We invite you to
submit abstracts to our session "
Cryoseismology: Advances in Technology and Scientific Discovery" at the SSA 2026 Annual Meeting in Pasadena, California (April 14–18). The abstract submission deadline is January 13, 2026, 11:59 PM Pacific Time (US). More information about the meeting may be found at the SSA 2026 Annual Meeting
website.
Cryoseismology: Advances in Technology and Scientific Discovery
Session details:
Polar and glaciated regions have long posed formidable science challenges due to extreme cold, prolonged darkness, difficulty generating and storing power, limited communications infrastructure, and logistical remoteness: these conditions, historically, dramatically limited data acquisition. The lack of both long- and short-term geophysical observations strongly contrasts with the critical need for enhanced understanding of ice structure, glacial processes, and other cryospheric phenomena that are increasingly relevant for forecasting and mitigating geological hazards in a changing world. Over the past two decades, technological advances in polar power systems, cold-rated broadband seismometers, distributed acoustic sensing (DAS), novel vehicles, satellite links, and ice drilling have transformed cryoseismology. These innovations enable unprecedented access to remote regions and subsurface ice environments, higher-resolution studies, and new multidisciplinary collaborations. For example, collaboration with the IceCube Neutrino Observatory has extended Antarctic ice sheet broadband deployment capabilities to 2.4 km depth, while large-N nodes and DAS open new studies in source processes, ice boreholes, firn–ice transition, and sub-ice conditions.

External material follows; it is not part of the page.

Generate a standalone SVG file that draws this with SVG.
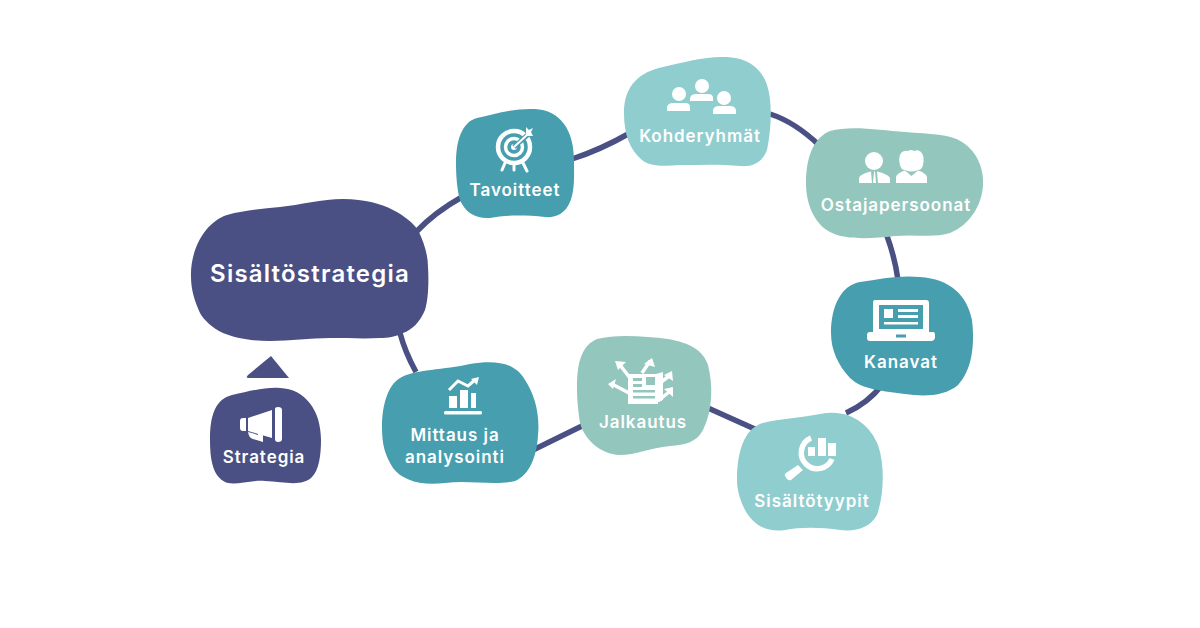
<svg xmlns="http://www.w3.org/2000/svg" width="1200" height="628" viewBox="0 0 1200 628">
<style>
.t{font-family:"Inter","Liberation Sans",sans-serif;font-weight:600;fill:#fff;text-anchor:middle;font-size:17px;letter-spacing:.95px}
.big{font-size:24px;letter-spacing:1.2px}
.navy{fill:#4a5083}.teal{fill:#479eaf}.aqua{fill:#8fcdcf}.sage{fill:#93c6bd}
.w{fill:#fff}.s{fill:none;stroke:#fff;stroke-width:3}
.c{fill:none;stroke:#4a5083;stroke-width:5.500}
</style>
<rect width="1200" height="628" fill="#fff"/>
<g id="connectors">
<path class="c" d="M416 232Q435 212 462 197"/>
<path class="c" d="M572 159Q600 150 630 133"/>
<path class="c" d="M770 114Q795 122 820 146"/>
<path class="c" d="M887 236Q895 258 898 280"/>
<path class="c" d="M846 413Q868 403 882 385"/>
<path class="c" d="M708 408L757 430"/>
<path class="c" d="M533 450L584 425"/>
<path class="c" d="M400 333Q405 352 416 372"/>
</g>
<g id="sisaltostrategia">
<path class="navy" d="M191 277C190 250 205 222 227 215C245 210 262 209 280 207C300 205 322 199 343 199C365 199 382 204 393 210C405 216 414 224 418 230C424 242 428 255 428 267C429 285 428 300 425 310C420 322 412 330 403 333C395 337 388 338 380 338C365 339 347 338 330 338C310 338 290 341 270 341C250 341 235 338 223 333C212 328 204 320 200 313C195 302 191 290 191 277Z"/>
<text class="t big" x="310" y="282">Sisältöstrategia</text>
</g>
<g id="strategia-arrow"><path class="navy" d="M271 356L289 378H249Q245 378 248 375Z"/></g>
<g id="strategia">
<path class="navy" d="M210 440C210 414 216 399 232 395C250 391 265 387 280 388C305 389 321 410 321 440C321 455 319 470 312 477C302 487 285 482 265 481C250 480 238 485 228 483C215 479 210 465 210 440Z"/>
<path class="w" d="M243 418H246V431H243Q240 431 240 428V421Q240 418 243 418ZM248 418L272 410V438L248 431ZM275 409Q275 407 278 407Q282 407 282 410V439Q282 442 278 442Q275 442 275 439ZM248 432L252 433L258 435V433L263 435V442L253 439Q249 438 248 432Z"/>
<text class="t" x="264" y="463">Strategia</text>
</g>
<g id="tavoitteet">
<path class="teal" d="M456 163C456 135 465 121 477 118C495 114 515 108 535 109C560 110 574 130 574 160C574 175 575 190 570 202C565 214 555 218 545 217C525 215 505 215 490 218C475 219 465 212 460 200C457 190 456 175 456 163Z"/>
<circle class="s" cx="514" cy="147" r="16" style="stroke-width:4.500"/>
<circle class="s" cx="514" cy="147" r="8.500" style="stroke-width:3.500"/>
<circle class="w" cx="514" cy="147" r="3"/>
<path d="M514 147L532 131" stroke="#479eaf" stroke-width="5"/>
<path d="M514 147L528 134" stroke="#fff" stroke-width="2"/>
<path class="w" d="M526 133L526 127L529 130L533 128L531 132L533 136L527 136Z"/>
<path d="M505 163L502 170M514 163V170M523 163L527 171" stroke="#fff" stroke-width="3" stroke-linecap="round"/>
<text class="t" x="515" y="196">Tavoitteet</text>
</g>
<g id="kohderyhmat">
<path class="aqua" d="M624 113C624 85 640 72 663 67C685 62 705 56 727 57C750 58 762 70 767 85C772 100 772 125 767 150C762 163 752 167 740 166C720 164 700 165 680 165C665 166 650 167 642 160C630 150 624 135 624 113Z"/>
<circle class="w" cx="679" cy="94" r="7"/><path class="w" d="M667 111V107Q668 103 673 103H685Q690 103 690 107V111Z"/>
<circle class="w" cx="702" cy="86" r="7"/><path class="w" d="M690 101V98Q691 94 696 94H708Q713 94 713 98V101Z"/>
<circle class="w" cx="724" cy="98" r="7"/><path class="w" d="M713 114V110Q714 106 719 106H730Q735 106 736 110V114Z"/>
<text class="t" x="700" y="142">Kohderyhmät</text>
</g>
<g id="ostajapersoonat">
<path class="sage" d="M806 183C806 155 815 137 830 131C850 125 880 130 905 132C930 134 950 134 962 142C978 152 984 170 983 185C982 205 970 225 950 233C935 238 915 234 895 236C870 239 845 240 830 232C815 224 806 205 806 183Z"/>
<circle class="w" cx="874" cy="161" r="9"/>
<path class="w" d="M859 183V178Q860 174 871 171.500L872 183ZM877 171.500Q888 174 890 178V183H878Z"/>
<path class="w" d="M874 172L875 171L876 183H873Z"/>
<path class="w" d="M900 165Q898 158 901 153Q904 150 908 151Q911 149 914 151Q918 149 921 152Q925 156 923 165Q922 170 918 170Q912 173 905 170Q901 170 900 165Z"/>
<path class="w" d="M896 183V177Q897 173 905 170.500L911.500 176L918 170.500Q926 173 927 177V183Z"/>
<text class="t" x="896" y="211">Ostajapersoonat</text>
</g>
<g id="kanavat">
<path class="teal" d="M831 333C831 305 842 285 860 282C880 279 900 275 920 277C950 279 967 295 972 320C975 345 972 370 958 385C945 396 925 397 905 394C885 391 862 390 850 378C838 365 831 350 831 333Z"/>
<path class="w" d="M875 300H926Q929 300 929 303V332H933Q935 332 935 335V338Q934 341 932 341H870Q867 341 867 338V335Q867 332 870 332H873V303Q873 300 875 300Z"/>
<path class="teal" d="M879 305H923V329H879ZM896 334.500H906V337.500H896Z"/>
<path class="w" d="M884 309H893V318H884ZM898 309H918V312H898ZM898 315H918V318H898ZM884 322H918V324.500H884Z"/>
<text class="t" x="901" y="368">Kanavat</text>
</g>
<g id="sisaltotyypit">
<path class="aqua" d="M737 480C737 450 745 430 760 424C775 419 800 418 820 414C850 408 870 425 878 445C885 465 884 495 877 515C870 528 855 532 840 530C820 527 800 527 785 530C765 533 752 523 745 510C740 500 737 490 737 480Z"/>
<path class="s" d="M811 438A16 16 0 1 0 832 459" style="stroke-width:5.500"/>
<path class="w" d="M808 447H815V456H808ZM818 438H826V456H818ZM828 443H836V456H828Z"/>
<path class="w" d="M798 465L803 470L791 480Q789 481 787 479L785 476Q784 474 786 473Z"/>
<text class="t" x="812" y="507">Sisältötyypit</text>
</g>
<g id="jalkautus">
<path class="sage" d="M577 387C577 360 583 345 597 339C615 334 645 336 668 339C690 343 703 350 708 365C713 385 713 410 703 430C697 442 685 445 670 446C650 448 635 455 620 455C600 454 585 440 580 423C578 410 577 400 577 387Z"/>
<path class="w" d="M628 374L656 374L663 372V400L658 402V404H628Z"/>
<path class="sage" d="M633 378H642V381H633ZM633 384H642V387H633ZM633 390H655V392.500H633ZM633 396H655V398.500H633ZM646 377H655V385H646Z"/>
<path d="M630 378L620 365M642 373L650 361M660 383L669 376M658 401L669 392M629 393L612 384" stroke="#fff" stroke-width="3.500" fill="none"/>
<path class="w" d="M615 361L626 362L618 370ZM644 364L652 358L655 367ZM664 375L672 371L673 381ZM664 389L673 387L673 397ZM608 384L616 379L613 389Z"/>
<text class="t" x="643" y="428">Jalkautus</text>
</g>
<g id="mittaus">
<path class="teal" d="M382 427C382 405 388 385 400 378C415 369 445 370 470 364C495 360 515 362 525 380C535 395 540 415 538 435C537 455 530 475 515 481C495 486 470 480 445 483C420 486 402 480 393 468C385 455 382 445 382 427Z"/>
<path class="w" d="M449 396H457V408H449ZM460 390H468V408H460ZM471 393H476V408H471Z"/>
<rect class="w" x="444" y="411" width="38" height="3.500" rx="1.500"/>
<path d="M449 390L458 381L468 386L476 379" fill="none" stroke="#fff" stroke-width="3"/>
<path class="w" d="M471 379L479 377L477 385Z"/>
<text class="t" x="455" y="441">Mittaus ja</text>
<text class="t" x="455" y="463">analysointi</text>
</g>
</svg>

This session invites contributions that highlight new or emerging cryoseismological research, including conceptual or pilot studies exploring the scientific potential of a deep, three-dimensional seismic and/or DAS observatory at the South Pole, or elsewhere. We additionally welcome submissions focused on advances in polar instrumentation as well as in ocean, ice traverse, or airborne logistics, ice drilling, remote sensing, and other methodologies.